Golang interfaces & mocking

IMO this is a super common solution and strikes a good balance between maintainability and testability.

The way I think of this is that your code is programming to an interface, and there just happens to be two implementations:

  • "prod" version ie the library that you're testing
  • test version, a stub that implements the interface

With this approach, a stub can only verify up to your service and its dependencies boundary along the contract of the interface, it assures very little or nothing about your components collaboration/integration with the library that's being stubbed. In my experiences this approach works awesome and is my personal preference. I have found it to be important though to have 1 or 2 higher level tests making sure that your component can successfully initialize and interact with the "prod" version of the library.


Plug:

I've written about this exact issue https://medium.com/dm03514-tech-blog/you-are-going-to-need-it-using-interfaces-and-dependency-injection-to-future-proof-your-designs-2cf6f58db192


You're doing the right thing here, and this was a conscious decision on the part of the language designers.

The Go philosophy is that your code should "own" those interfaces, not the library. In languages like C# and Java, libraries define their interfaces up front, without really knowing what the consumer actually needs. (Maybe they include too many methods, or too few.) In Go, because the consumer effectively "owns" the interfaces, you're empowered to specify which methods actually need to be present in a minimal interface, and changes in your program requirements mean that you can also change the interface.

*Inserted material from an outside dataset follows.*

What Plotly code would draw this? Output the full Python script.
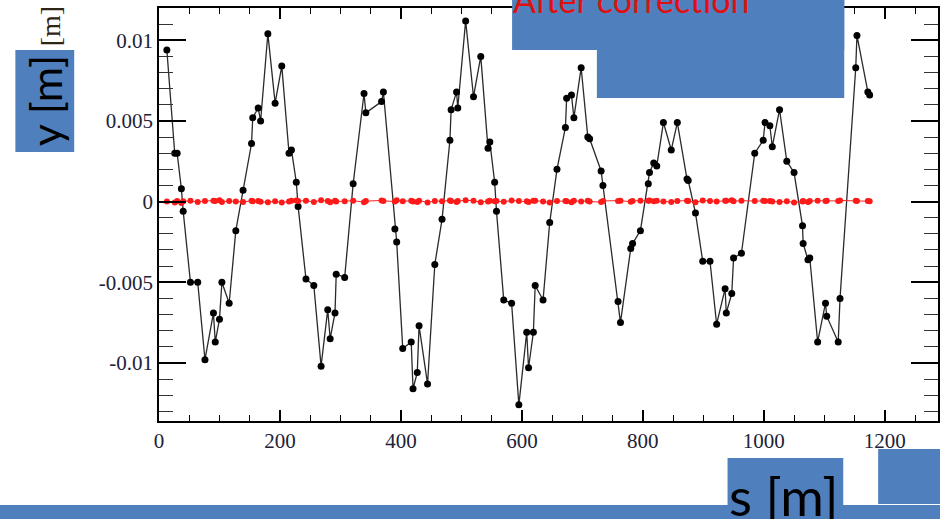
import plotly.graph_objects as go

# BPM positions along the ring [m]
s_pos = [13, 26, 30, 37, 40, 52, 64, 76, 90, 93,
         100, 104, 116, 127, 139, 153, 155, 164, 168, 180,
         192, 203, 215, 219, 227, 230, 243, 256, 268, 279,
         283, 291, 293, 307, 321, 339, 342, 368, 371, 390,
         393, 403, 417, 420, 427, 430, 444, 456, 468, 481,
         483, 492, 494, 507, 520, 532, 544, 547, 555, 558,
         570, 583, 595, 608, 611, 619, 622, 635, 646, 658,
         672, 674, 682, 686, 698, 709, 712, 731, 734, 759,
         763, 780, 783, 796, 809, 811, 818, 823, 834, 847,
         857, 873, 875, 887, 899, 911, 922, 936, 938, 947,
         950, 963, 985, 999, 1002, 1010, 1014, 1026, 1038, 1050,
         1064, 1065, 1073, 1076, 1089, 1102, 1104, 1123, 1126, 1152,
         1154, 1172, 1175]

# vertical orbit before correction [m]
y_before = [0.0094, 0.0030, 0.0030, 0.0008, -0.0006, -0.0050, -0.0050, -0.0098, -0.0069, -0.0087,
            -0.0073, -0.0050, -0.0063, -0.0018, 0.0007, 0.0036, 0.0052, 0.0058, 0.0050, 0.0104,
            0.0061, 0.0084, 0.0030, 0.0032, 0.0012, -0.0003, -0.0048, -0.0052, -0.0102, -0.0067,
            -0.0085, -0.0069, -0.0045, -0.0047, 0.0011, 0.0067, 0.0055, 0.0062, 0.0068, -0.0017,
            -0.0025, -0.0091, -0.0087, -0.0116, -0.0106, -0.0077, -0.0113, -0.0039, -0.0011, 0.0038,
            0.0057, 0.0068, 0.0058, 0.0112, 0.0065, 0.0090, 0.0033, 0.0037, 0.0012, -0.0006,
            -0.0061, -0.0063, -0.0126, -0.0081, -0.0103, -0.0081, -0.0052, -0.0061, -0.0013, 0.0020,
            0.0046, 0.0064, 0.0066, 0.0052, 0.0083, 0.0040, 0.0039, 0.0019, 0.0010, -0.0062,
            -0.0075, -0.0029, -0.0026, -0.0018, 0.0011, 0.0018, 0.0024, 0.0022, 0.0049, 0.0032,
            0.0049, 0.0014, 0.0013, -0.0007, -0.0037, -0.0037, -0.0076, -0.0054, -0.0069, -0.0057,
            -0.0035, -0.0032, 0.0030, 0.0038, 0.0049, 0.0047, 0.0034, 0.0057, 0.0025, 0.0018,
            -0.0015, -0.0026, -0.0036, -0.0035, -0.0087, -0.0063, -0.0071, -0.0087, -0.0060, 0.0083,
            0.0103, 0.0068, 0.0066]

# vertical orbit after correction [m]
y_after = [0.00000, -0.00005, 0.00003, -0.00008, 0.00002, 0.00005, -0.00002, 0.00004, 0.00006, 0.00003,
           0.00008, -0.00002, 0.00004, 0.00000, -0.00003, 0.00006, 0.00002, 0.00004, -0.00001, -0.00004,
           0.00002, -0.00006, 0.00000, 0.00005, 0.00007, 0.00003, 0.00006, -0.00002, 0.00008, 0.00003,
           -0.00004, 0.00005, 0.00001, 0.00002, 0.00006, -0.00004, 0.00003, 0.00007, 0.00004, 0.00001,
           0.00009, 0.00002, 0.00005, 0.00000, -0.00003, 0.00006, -0.00005, 0.00004, 0.00002, 0.00007,
           0.00004, -0.00002, 0.00003, 0.00008, 0.00005, -0.00004, 0.00001, 0.00006, 0.00002, 0.00003,
           -0.00001, 0.00007, 0.00004, 0.00002, -0.00003, 0.00005, 0.00006, 0.00001, -0.00006, 0.00003,
           0.00004, 0.00002, -0.00004, 0.00006, 0.00001, 0.00005, 0.00000, -0.00003, 0.00004, 0.00003,
           0.00006, -0.00001, 0.00004, 0.00006, 0.00005, 0.00007, 0.00002, 0.00005, 0.00001, -0.00002,
           0.00004, 0.00006, 0.00003, -0.00004, 0.00007, 0.00004, 0.00001, 0.00005, 0.00006, 0.00008,
           0.00002, 0.00006, 0.00003, 0.00006, 0.00004, 0.00003, 0.00001, -0.00003, 0.00002, -0.00005,
           0.00001, 0.00003, -0.00002, 0.00004, 0.00005, 0.00003, 0.00006, 0.00004, 0.00007, 0.00005,
           0.00004, 0.00003, 0.00002]

x_ticks = [0, 200, 400, 600, 800, 1000, 1200]
y_ticks = [-0.01, -0.005, 0, 0.005, 0.01]
y_tick_text = ["-0.01", "-0.005", "0", "0.005", "0.01"]

W, H = 940, 519
L, R, T, B = 159, 940, 8, 421
BLUE = "#4F7FBC"


def fx(p):
    return (p - L) / (R - L)


def fy(p):
    return (B - p) / (B - T)


fig = go.Figure()
fig.add_trace(go.Scatter(
    x=s_pos, y=y_before, mode="lines+markers",
    line=dict(color="#2a2a2a", width=1.3),
    marker=dict(color="black", size=7),
    cliponaxis=False, showlegend=False))
fig.add_trace(go.Scatter(
    x=s_pos, y=y_after, mode="lines+markers",
    line=dict(color="#ff2020", width=1),
    marker=dict(color="#ff1a1a", size=6),
    showlegend=False))

tick_font = dict(family="Liberation Serif", size=21, color="#1d2238")
fig.update_xaxes(
    range=[0, 1288], tickvals=x_ticks, ticks="inside", ticklen=11, tickwidth=1.5,
    tickcolor="black", showline=True, linecolor="black", linewidth=1.5, mirror="ticks",
    showgrid=False, zeroline=False, tickfont=tick_font,
    minor=dict(dtick=50, tick0=0, ticks="inside", ticklen=6, tickwidth=1.2, tickcolor="black"))
fig.update_yaxes(
    range=[-0.0136, 0.0120], tickvals=y_ticks, ticktext=y_tick_text, ticks="inside",
    ticklen=27, tickwidth=1.5, tickcolor="black", showline=True, linecolor="black",
    linewidth=1.5, mirror="ticks", showgrid=False, zeroline=False, tickfont=tick_font,
    minor=dict(dtick=0.001, tick0=0, ticks="inside", ticklen=14, tickwidth=1.2,
               tickcolor="#333333"))

# slide overlay boxes
boxes = [
    (15, 50, 74, 152),
    (513, -2, 846, 50),
    (598, -2, 846, 98),
    (729, 458, 845, 521),
    (880, 449, 942, 504),
    (-2, 505, 942, 521),
]
for x0, y0, x1, y1 in boxes:
    fig.add_shape(type="rect", xref="paper", yref="paper",
                  x0=fx(x0), x1=fx(x1), y0=fy(y1), y1=fy(y0),
                  fillcolor=BLUE, line=dict(width=0), layer="above")

fig.add_annotation(text="[m]", xref="paper", yref="paper", x=fx(50), y=fy(26),
                   xanchor="center", yanchor="middle", textangle=-90, showarrow=False,
                   font=dict(family="Liberation Serif", size=28, color="#2e2418"))
fig.add_annotation(text="y [m]", xref="paper", yref="paper", x=fx(45), y=fy(101),
                   xanchor="center", yanchor="middle", textangle=-90, showarrow=False,
                   font=dict(family="Lato", size=43, color="black"))
fig.add_annotation(text="After correction", xref="paper", yref="paper", x=fx(513), y=fy(21),
                   xanchor="left", yanchor="bottom", showarrow=False, borderpad=0,
                   font=dict(family="Lato", size=34, color="#e01010"))
fig.add_annotation(text="s [m]", xref="paper", yref="paper", x=fx(786), y=fy(463),
                   xanchor="center", yanchor="top", showarrow=False, borderpad=0,
                   font=dict(family="Lato", size=53, color="black"))

fig.update_layout(
    width=W, height=H, margin=dict(l=L, r=W - R, t=T, b=H - B),
    plot_bgcolor="white", paper_bgcolor="white")

fig.write_html("out.html")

Now in this particular case it might seem strange to create an adapter in front of a function for testability, but consider the alternative: if session.Get() were a method of an interface or struct, instead of a function, it would force all library consumers to instantiate a dummy object in order to call the method. Not everyone is going to fake it out---it's easier for them to say that the consumers who want to (like you) are empowered to write adapters, and those that don't can blissfully ignore them.